Hence I see Mozilla’s and YouTube’s work as doing nothing but providing invariant-bottom-centred titles of one sort or another, with likely limitations on number of lines and number of characters per line. In short, there is no understanding that pop-on captions must be positioned in all cases, that even some subtitles must be positioned away from screen bottom, and that some subtitlers use flush-left justification.
Many combinations unaccounted for in an all-bottom-centre system are seen every day:
- Multiple languages per subtitle, e.g., one line each of Chinese, Vietnamese, and English. (Hence this statement is false: “If, for example, there are subtitles in ten different languages, a user will only want to see the subtitles of one language at a time.”)
- Multiple simultaneous caption blocks.
- Simultaneous captioning or subtitling, or, more commonly, a subtitled program with occasional added captions. (Let me guess: Your system makes me choose one or the other but not both.)
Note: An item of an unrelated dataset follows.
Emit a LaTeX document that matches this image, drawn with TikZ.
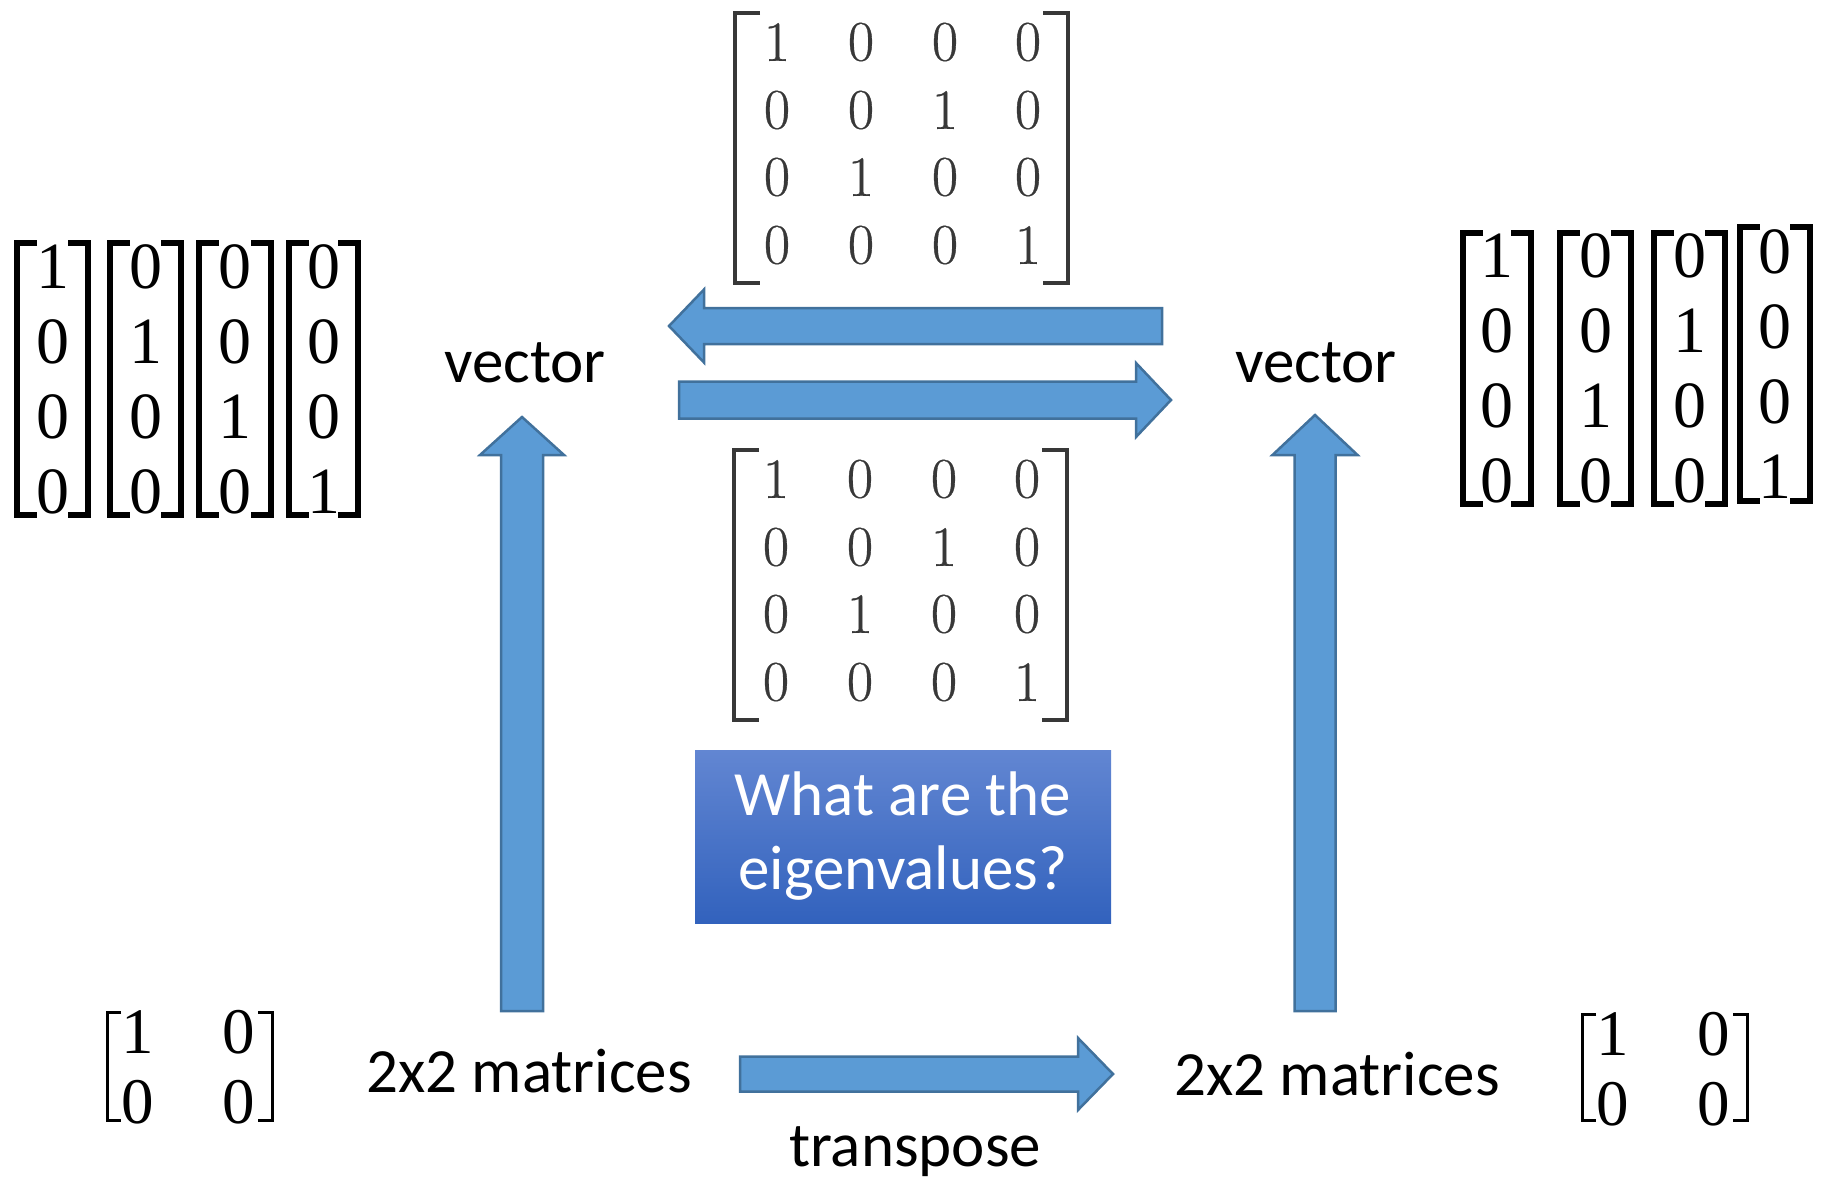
\documentclass[tikz,border=0pt]{standalone}
\usepackage{fontspec}
\newfontfamily\labfont{Carlito}
\newfontfamily\vfont{Liberation Serif}
\newfontfamily\pfont[FakeBold=0.6]{Latin Modern Roman}
\usetikzlibrary{calc}
\definecolor{arrfill}{HTML}{5B9BD5}
\definecolor{arrline}{HTML}{41719C}
\definecolor{boxtop}{HTML}{6286D2}
\definecolor{boxbot}{HTML}{3262BD}
\definecolor{matgray}{HTML}{383838}
% block arrow: start, end, shaft half width, head half width, head length
\newcommand\blockarr[5]{%
  \coordinate (ba-h) at ($(#2)!#5!(#1)$);
  \draw[blockarrow] ($(#1)!#3!90:(#2)$) -- ($(ba-h)!#3!90:(#2)$) -- ($(ba-h)!#4!90:(#2)$) -- (#2)
    -- ($(ba-h)!#4!-90:(#2)$) -- ($(ba-h)!#3!-90:(#2)$) -- ($(#1)!#3!-90:(#2)$) -- cycle;}
% brackets: style, left x, right x, top, bottom, tick
\newcommand\brk[6]{%
  \draw[#1] (#2+#6,#4) -- (#2,#4) -- (#2,#5) -- (#2+#6,#5);
  \draw[#1] (#3-#6,#4) -- (#3,#4) -- (#3,#5) -- (#3-#6,#5);}
% column vector: name, left x, right x, top, bottom, four entries
\newcommand\vecfour[9]{%
  \brk{vbr}{#2}{#3}{#4}{#5}{20}
  \node[vdig] (#1-1) at ({(#2+#3)/2},{(#4+#5)/2-112.5}) {#6};
  \node[vdig] (#1-2) at ({(#2+#3)/2},{(#4+#5)/2-37.5}) {#7};
  \node[vdig] (#1-3) at ({(#2+#3)/2},{(#4+#5)/2+37.5}) {#8};
  \node[vdig] (#1-4) at ({(#2+#3)/2},{(#4+#5)/2+112.5}) {#9};}
\begin{document}
\begin{tikzpicture}[x=1pt,y=-1pt,
  lbl/.style={font=\labfont\fontsize{63}{74}\selectfont, inner sep=0, anchor=base},
  vdig/.style={font=\vfont\fontsize{66}{66}\selectfont, inner sep=0},
  pdig/.style={font=\pfont\fontsize{57}{57}\selectfont, inner sep=0, text=matgray},
  mdig/.style={font=\vfont\fontsize{65}{65}\selectfont, inner sep=0},
  vbr/.style={line width=6pt, black, line join=miter},
  pbr/.style={line width=4pt, matgray, line join=miter},
  mbr/.style={line width=3pt, black, line join=miter},
  blockarrow/.style={fill=arrfill, draw=arrline, line width=2.5pt, line join=miter},
  qbox/.style={minimum width=416pt, minimum height=173pt, top color=boxtop, bottom color=boxbot,
    text=white, align=center, inner sep=0, font=\labfont\fontsize{63}{74}\selectfont}]
\useasboundingbox (0,0) rectangle (1828,1185);

% left column vectors
\vecfour{lv1}{17}{88}{243}{515}{1}{0}{0}{0}
\vecfour{lv2}{110}{181}{243}{515}{0}{1}{0}{0}
\vecfour{lv3}{199}{271}{243}{515}{0}{0}{1}{0}
\vecfour{lv4}{289}{358}{243}{515}{0}{0}{0}{1}
% right column vectors
\vecfour{rv1}{1463}{1531}{233}{504}{1}{0}{0}{0}
\vecfour{rv2}{1560}{1631}{233}{504}{0}{0}{1}{0}
\vecfour{rv3}{1654}{1725}{233}{504}{0}{1}{0}{0}
\vecfour{rv4}{1740}{1810}{227}{501}{0}{0}{0}{1}

% top permutation matrix
\brk{pbr}{735}{1068}{13}{283}{25}
\foreach [count=\i] \y/\a/\b/\c/\d in {42/1/0/0/0,110/0/0/1/0,177/0/1/0/0,245/0/0/0/1}{
  \node[pdig] (pt-\i-1) at (777,\y) {\a};
  \node[pdig] (pt-\i-2) at (861,\y) {\b};
  \node[pdig] (pt-\i-3) at (945,\y) {\c};
  \node[pdig] (pt-\i-4) at (1028,\y) {\d};}
% bottom permutation matrix
\brk{pbr}{734}{1067}{450}{720}{25}
\foreach [count=\i] \y/\a/\b/\c/\d in {479/1/0/0/0,547/0/0/1/0,614/0/1/0/0,682/0/0/0/1}{
  \node[pdig] (pb-\i-1) at (776,\y) {\a};
  \node[pdig] (pb-\i-2) at (860,\y) {\b};
  \node[pdig] (pb-\i-3) at (944,\y) {\c};
  \node[pdig] (pb-\i-4) at (1027,\y) {\d};}

% 2x2 matrices
\brk{mbr}{107}{272}{1012}{1120}{14}
\node[mdig] (ml-11) at (138,1032) {1};
\node[mdig] (ml-12) at (239,1032) {0};
\node[mdig] (ml-21) at (138,1102) {0};
\node[mdig] (ml-22) at (239,1102) {0};
\brk{mbr}{1582}{1747}{1014}{1120}{14}
\node[mdig] (mr-11) at (1613,1034) {1};
\node[mdig] (mr-12) at (1714,1034) {0};
\node[mdig] (mr-21) at (1613,1104) {0};
\node[mdig] (mr-22) at (1714,1104) {0};

% labels
\node[lbl] (vecL) at (525,382) {vector};
\node[lbl] (vecR) at (1316,382) {vector};
\node[lbl] (matL) at (529,1092) {2x2 matrices};
\node[lbl] (matR) at (1337,1095) {2x2 matrices};
\node[lbl] (trn) at (915,1166) {transpose};

% question box
\node[qbox] (q) at (903,836.5) {What are the\\eigenvalues?};

% arrows
\coordinate (al-s) at (522,1011);  \coordinate (al-e) at (522,417);
\coordinate (ar-s) at (1315,1011); \coordinate (ar-e) at (1315,415);
\coordinate (at-s) at (1162,326);  \coordinate (at-e) at (669,326);
\coordinate (ab-s) at (679,400);   \coordinate (ab-e) at (1171,400);
\coordinate (tr-s) at (740,1074);  \coordinate (tr-e) at (1113,1074);
\blockarr{al-s}{al-e}{21pt}{42pt}{38pt}
\blockarr{ar-s}{ar-e}{20.5pt}{42.5pt}{40pt}
\blockarr{at-s}{at-e}{18pt}{36.5pt}{35pt}
\blockarr{ab-s}{ab-e}{18.5pt}{37pt}{35pt}
\blockarr{tr-s}{tr-e}{17.5pt}{36pt}{35pt}
\end{tikzpicture}
\end{document}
- Scrollup captioning. While misused, it exists and has to be accounted for.
- Combinations of scrollup and pop-on captioning, e.g., scrollup for dialogue and pop-on for music.
- Multiple caption streams, as in verbatim and easy-reader versions (rare but not unknown) or same-language and translated versions (viewable every day of the week on American television).
To explain this deficiency another way, there is a rush to solve what underinformed people view as the dominant use case with no understanding of other use cases. When presented with the latter, the response is either “That doesn’t happen” (it does) or “That’s pretty rare” (across a mythical 500 channels running 24/7, it isn’t).
Solving the four-fifths of the problem you think is the entire problem means you haven’t solved the problem.
Then we get into issues like typography (I’m not naïve; it’ll be all Arial all the time, and you’ll defend that to the death); in-frame vs. out-of-frame display; and just how Mozilla and everybody else intends to actually digitize largely undocumented proprietary formats. The complete ideological zeal for open-source formats will, I promise, get in the way of the entire project.
Simplistic answers to complex problems
From my reading, it seems Mozilla is doing what YouTube did: Grasping at the most expedient and simplistic solution.
Mozilla manages this degree of oversimplification despite publishing one paper after another ostensibly documenting months of research. “The aim of the study,” Pfeiffer writes, “was to ‘deliver a well-thought-out recommendation for how to support the different types of accessibility needs for audio and video, including a specification of the actual file format(s) to use.’ ” What they’re on track to deliver is a very elaborate system to encode the dumbest possible form of subtitling and declare it suitable for all variations of everyone’s needs.